__Information shown__
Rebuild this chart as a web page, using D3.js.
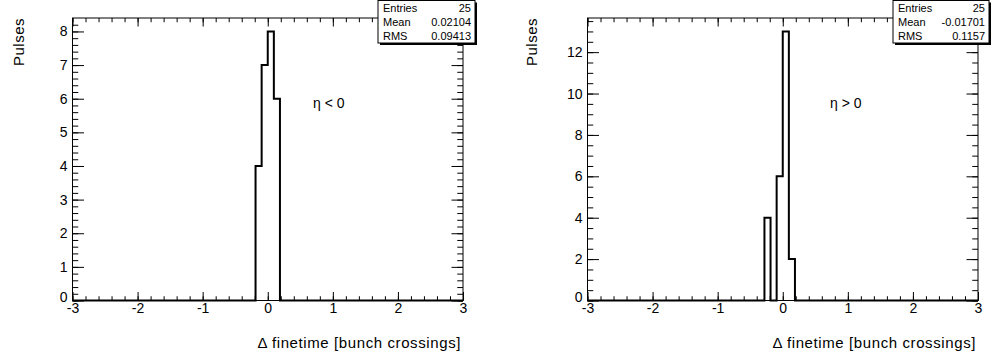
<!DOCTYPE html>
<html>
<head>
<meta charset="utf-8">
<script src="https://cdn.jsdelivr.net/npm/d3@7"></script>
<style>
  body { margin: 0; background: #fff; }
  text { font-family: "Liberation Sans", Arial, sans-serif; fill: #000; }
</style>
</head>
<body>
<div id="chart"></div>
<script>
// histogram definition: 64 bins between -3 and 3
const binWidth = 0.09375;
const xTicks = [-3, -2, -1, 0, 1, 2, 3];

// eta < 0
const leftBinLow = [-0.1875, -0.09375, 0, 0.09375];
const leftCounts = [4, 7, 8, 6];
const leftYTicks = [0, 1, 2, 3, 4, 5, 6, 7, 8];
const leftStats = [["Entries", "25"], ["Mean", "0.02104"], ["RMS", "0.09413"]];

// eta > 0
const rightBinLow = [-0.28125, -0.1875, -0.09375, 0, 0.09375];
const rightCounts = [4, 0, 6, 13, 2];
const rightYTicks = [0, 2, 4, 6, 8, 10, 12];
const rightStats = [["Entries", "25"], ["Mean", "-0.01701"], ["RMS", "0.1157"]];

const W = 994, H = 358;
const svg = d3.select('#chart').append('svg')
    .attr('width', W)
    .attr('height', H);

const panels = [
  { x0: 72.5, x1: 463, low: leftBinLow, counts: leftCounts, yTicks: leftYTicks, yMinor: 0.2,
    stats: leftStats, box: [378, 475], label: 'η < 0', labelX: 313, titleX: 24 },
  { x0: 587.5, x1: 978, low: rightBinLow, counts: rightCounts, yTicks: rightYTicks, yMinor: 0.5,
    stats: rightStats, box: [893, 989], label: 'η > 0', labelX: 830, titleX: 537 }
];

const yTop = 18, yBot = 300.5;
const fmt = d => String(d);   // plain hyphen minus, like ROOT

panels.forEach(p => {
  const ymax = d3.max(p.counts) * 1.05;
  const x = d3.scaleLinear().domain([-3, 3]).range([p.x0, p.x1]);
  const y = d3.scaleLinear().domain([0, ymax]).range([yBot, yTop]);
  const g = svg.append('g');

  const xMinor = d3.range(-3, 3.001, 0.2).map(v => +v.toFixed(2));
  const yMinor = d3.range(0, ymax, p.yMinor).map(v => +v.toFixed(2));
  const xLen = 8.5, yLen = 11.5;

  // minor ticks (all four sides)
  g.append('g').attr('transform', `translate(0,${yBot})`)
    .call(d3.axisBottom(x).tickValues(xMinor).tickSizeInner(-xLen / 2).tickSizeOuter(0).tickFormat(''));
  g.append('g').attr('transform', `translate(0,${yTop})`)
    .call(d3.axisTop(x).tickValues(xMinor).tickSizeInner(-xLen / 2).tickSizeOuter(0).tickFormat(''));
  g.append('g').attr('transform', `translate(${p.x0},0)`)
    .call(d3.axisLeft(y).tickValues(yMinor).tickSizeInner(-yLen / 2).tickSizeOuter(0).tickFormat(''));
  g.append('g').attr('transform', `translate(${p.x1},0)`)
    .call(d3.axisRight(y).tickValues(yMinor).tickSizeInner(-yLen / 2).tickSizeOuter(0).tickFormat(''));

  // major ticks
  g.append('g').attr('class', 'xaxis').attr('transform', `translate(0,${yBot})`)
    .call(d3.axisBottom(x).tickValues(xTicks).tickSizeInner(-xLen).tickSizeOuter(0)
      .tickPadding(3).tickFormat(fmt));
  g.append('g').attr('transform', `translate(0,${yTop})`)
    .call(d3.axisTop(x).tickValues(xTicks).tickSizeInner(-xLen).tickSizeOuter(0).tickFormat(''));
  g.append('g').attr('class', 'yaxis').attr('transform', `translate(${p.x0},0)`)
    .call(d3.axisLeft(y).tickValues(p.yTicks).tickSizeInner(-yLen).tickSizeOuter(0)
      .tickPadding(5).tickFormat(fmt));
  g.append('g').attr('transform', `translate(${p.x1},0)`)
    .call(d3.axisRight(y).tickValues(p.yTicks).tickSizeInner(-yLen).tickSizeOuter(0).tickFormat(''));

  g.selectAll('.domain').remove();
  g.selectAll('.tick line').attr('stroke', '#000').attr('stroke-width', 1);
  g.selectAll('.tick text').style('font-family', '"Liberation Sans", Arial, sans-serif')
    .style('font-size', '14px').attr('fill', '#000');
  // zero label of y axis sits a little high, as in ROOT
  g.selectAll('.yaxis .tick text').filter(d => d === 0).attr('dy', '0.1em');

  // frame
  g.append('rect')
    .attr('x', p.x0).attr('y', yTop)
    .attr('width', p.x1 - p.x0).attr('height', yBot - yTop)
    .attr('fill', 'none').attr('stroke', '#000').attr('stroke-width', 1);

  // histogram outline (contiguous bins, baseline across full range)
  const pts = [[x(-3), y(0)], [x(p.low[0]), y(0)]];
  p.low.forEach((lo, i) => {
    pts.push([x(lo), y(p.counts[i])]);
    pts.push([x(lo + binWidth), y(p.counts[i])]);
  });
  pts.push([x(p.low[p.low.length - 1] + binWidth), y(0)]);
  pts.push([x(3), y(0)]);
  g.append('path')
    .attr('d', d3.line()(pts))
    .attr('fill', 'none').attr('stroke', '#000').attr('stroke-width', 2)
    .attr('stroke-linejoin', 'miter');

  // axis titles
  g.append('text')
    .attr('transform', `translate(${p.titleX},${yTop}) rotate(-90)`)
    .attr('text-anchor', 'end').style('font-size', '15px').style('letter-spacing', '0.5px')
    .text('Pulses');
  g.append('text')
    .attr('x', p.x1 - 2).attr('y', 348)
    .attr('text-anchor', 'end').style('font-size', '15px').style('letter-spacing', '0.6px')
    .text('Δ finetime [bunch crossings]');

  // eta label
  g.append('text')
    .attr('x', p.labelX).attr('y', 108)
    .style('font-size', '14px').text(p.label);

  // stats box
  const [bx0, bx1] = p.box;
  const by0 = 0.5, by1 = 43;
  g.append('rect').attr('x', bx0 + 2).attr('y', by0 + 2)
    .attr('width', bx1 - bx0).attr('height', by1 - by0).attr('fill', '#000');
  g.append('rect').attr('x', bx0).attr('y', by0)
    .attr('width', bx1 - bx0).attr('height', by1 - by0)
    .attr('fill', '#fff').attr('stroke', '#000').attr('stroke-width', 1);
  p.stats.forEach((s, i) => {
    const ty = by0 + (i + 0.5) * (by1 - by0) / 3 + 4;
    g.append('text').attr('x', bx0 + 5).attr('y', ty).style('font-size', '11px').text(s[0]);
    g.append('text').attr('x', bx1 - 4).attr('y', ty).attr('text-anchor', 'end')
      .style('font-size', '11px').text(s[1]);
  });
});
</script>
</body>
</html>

--

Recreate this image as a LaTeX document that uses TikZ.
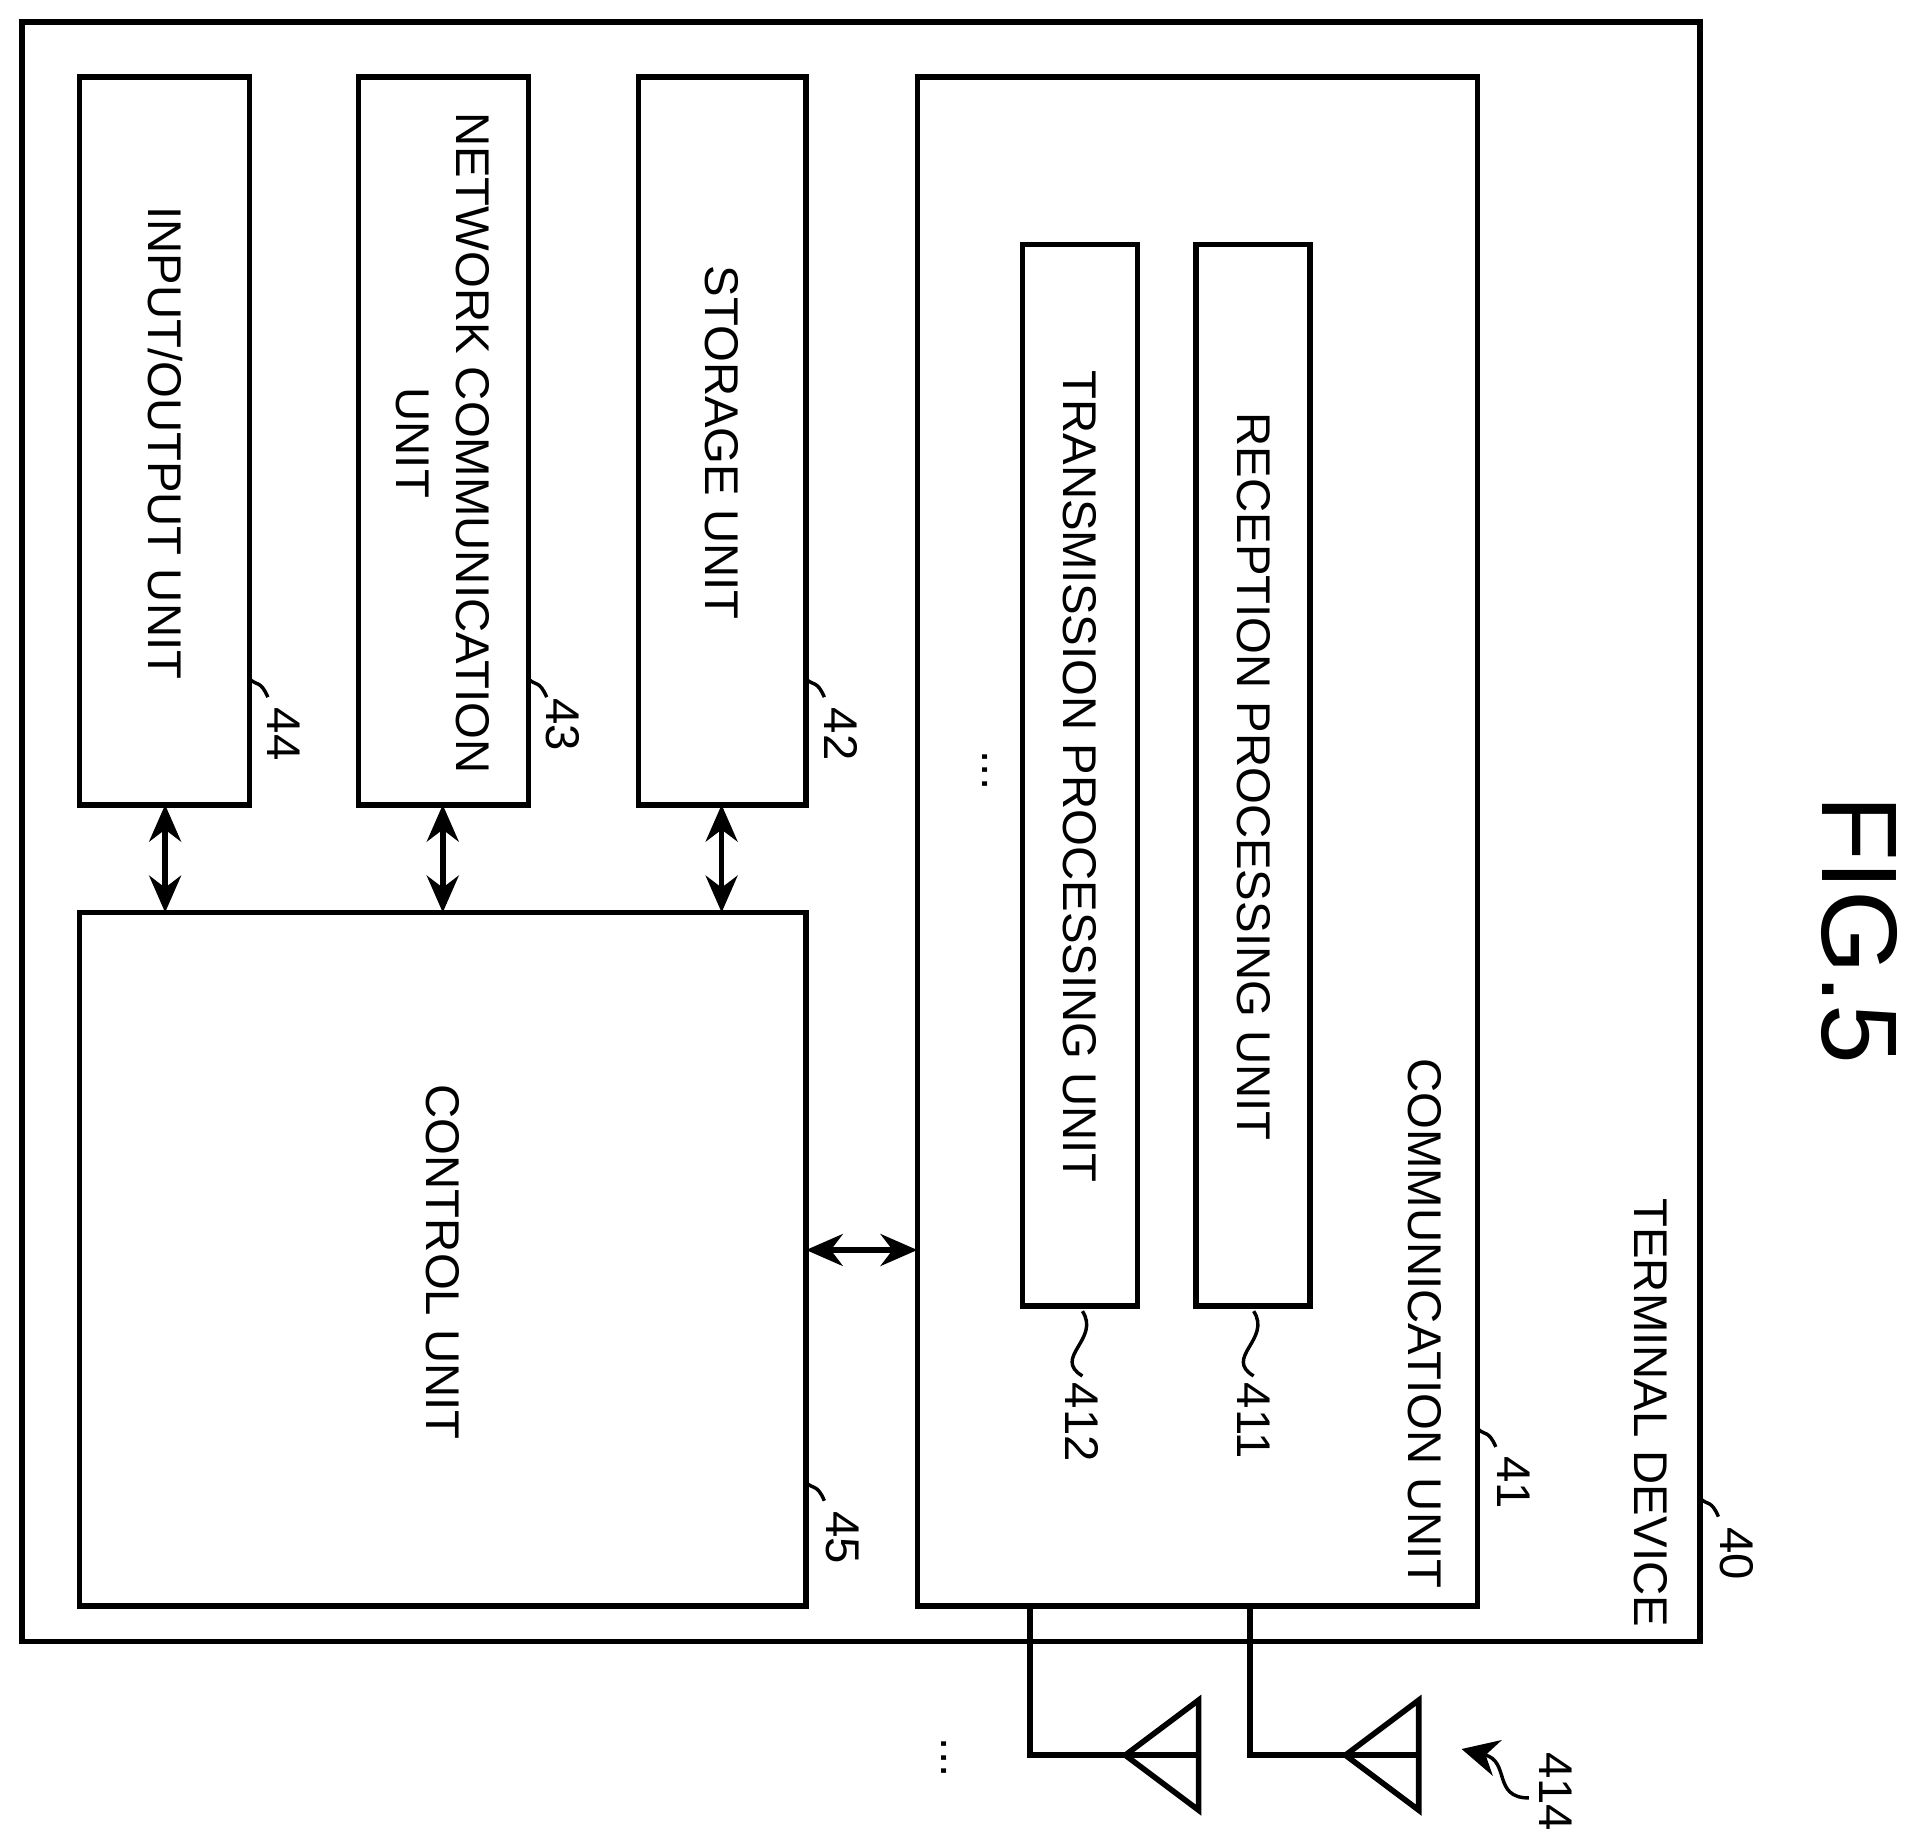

---

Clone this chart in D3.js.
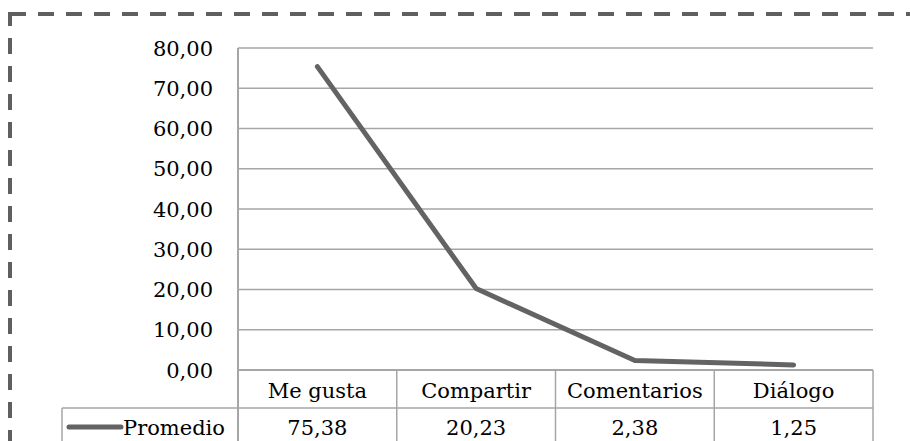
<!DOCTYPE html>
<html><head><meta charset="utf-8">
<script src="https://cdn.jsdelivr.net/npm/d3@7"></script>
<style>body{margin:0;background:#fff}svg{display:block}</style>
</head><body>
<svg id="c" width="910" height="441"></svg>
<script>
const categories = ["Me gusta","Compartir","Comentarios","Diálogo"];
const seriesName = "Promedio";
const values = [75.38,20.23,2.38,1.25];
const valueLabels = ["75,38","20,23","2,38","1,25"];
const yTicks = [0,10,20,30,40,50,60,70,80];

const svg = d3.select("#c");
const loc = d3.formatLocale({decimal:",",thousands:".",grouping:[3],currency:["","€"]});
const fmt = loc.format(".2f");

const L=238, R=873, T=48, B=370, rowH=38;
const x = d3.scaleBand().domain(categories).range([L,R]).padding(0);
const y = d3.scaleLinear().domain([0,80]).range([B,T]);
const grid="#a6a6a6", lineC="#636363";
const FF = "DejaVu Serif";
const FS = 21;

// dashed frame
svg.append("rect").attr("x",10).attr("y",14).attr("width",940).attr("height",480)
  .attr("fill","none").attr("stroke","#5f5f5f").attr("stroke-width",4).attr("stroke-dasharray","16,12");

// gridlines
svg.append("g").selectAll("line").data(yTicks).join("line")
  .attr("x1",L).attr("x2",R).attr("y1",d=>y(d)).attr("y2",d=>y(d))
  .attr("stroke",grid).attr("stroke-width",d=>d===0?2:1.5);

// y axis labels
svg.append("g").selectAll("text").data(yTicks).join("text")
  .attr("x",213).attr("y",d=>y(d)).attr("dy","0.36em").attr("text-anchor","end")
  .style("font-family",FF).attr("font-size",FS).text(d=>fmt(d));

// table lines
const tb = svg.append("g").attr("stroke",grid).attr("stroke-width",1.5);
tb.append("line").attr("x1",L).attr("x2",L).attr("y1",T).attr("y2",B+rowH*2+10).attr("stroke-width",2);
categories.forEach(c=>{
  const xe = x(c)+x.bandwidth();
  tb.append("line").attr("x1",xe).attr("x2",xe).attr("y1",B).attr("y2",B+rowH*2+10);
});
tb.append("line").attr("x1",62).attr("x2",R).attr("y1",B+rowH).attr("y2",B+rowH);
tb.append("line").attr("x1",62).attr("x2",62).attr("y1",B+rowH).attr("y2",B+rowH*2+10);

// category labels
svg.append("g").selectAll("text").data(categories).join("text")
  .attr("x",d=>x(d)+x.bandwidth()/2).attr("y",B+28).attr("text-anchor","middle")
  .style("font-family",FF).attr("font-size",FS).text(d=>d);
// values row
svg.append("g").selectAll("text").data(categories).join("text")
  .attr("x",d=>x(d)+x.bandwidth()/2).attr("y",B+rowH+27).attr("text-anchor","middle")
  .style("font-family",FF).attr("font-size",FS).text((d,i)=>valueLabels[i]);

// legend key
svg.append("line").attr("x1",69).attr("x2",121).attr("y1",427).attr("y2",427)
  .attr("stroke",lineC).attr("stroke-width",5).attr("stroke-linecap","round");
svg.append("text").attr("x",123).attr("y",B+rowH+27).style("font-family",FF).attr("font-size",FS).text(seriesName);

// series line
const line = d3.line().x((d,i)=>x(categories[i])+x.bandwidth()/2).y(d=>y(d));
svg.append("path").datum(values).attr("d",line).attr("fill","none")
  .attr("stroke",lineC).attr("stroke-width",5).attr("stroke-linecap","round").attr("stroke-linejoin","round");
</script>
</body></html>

__Exercise aim__
Check each line of the records for "this" and copy the ones that contain it.

__Output of the exercise__
Rebuild this chart as a web page, using D3.js.
Recreate this image as a LaTeX document that uses TikZ.
Clone this chart in D3.js.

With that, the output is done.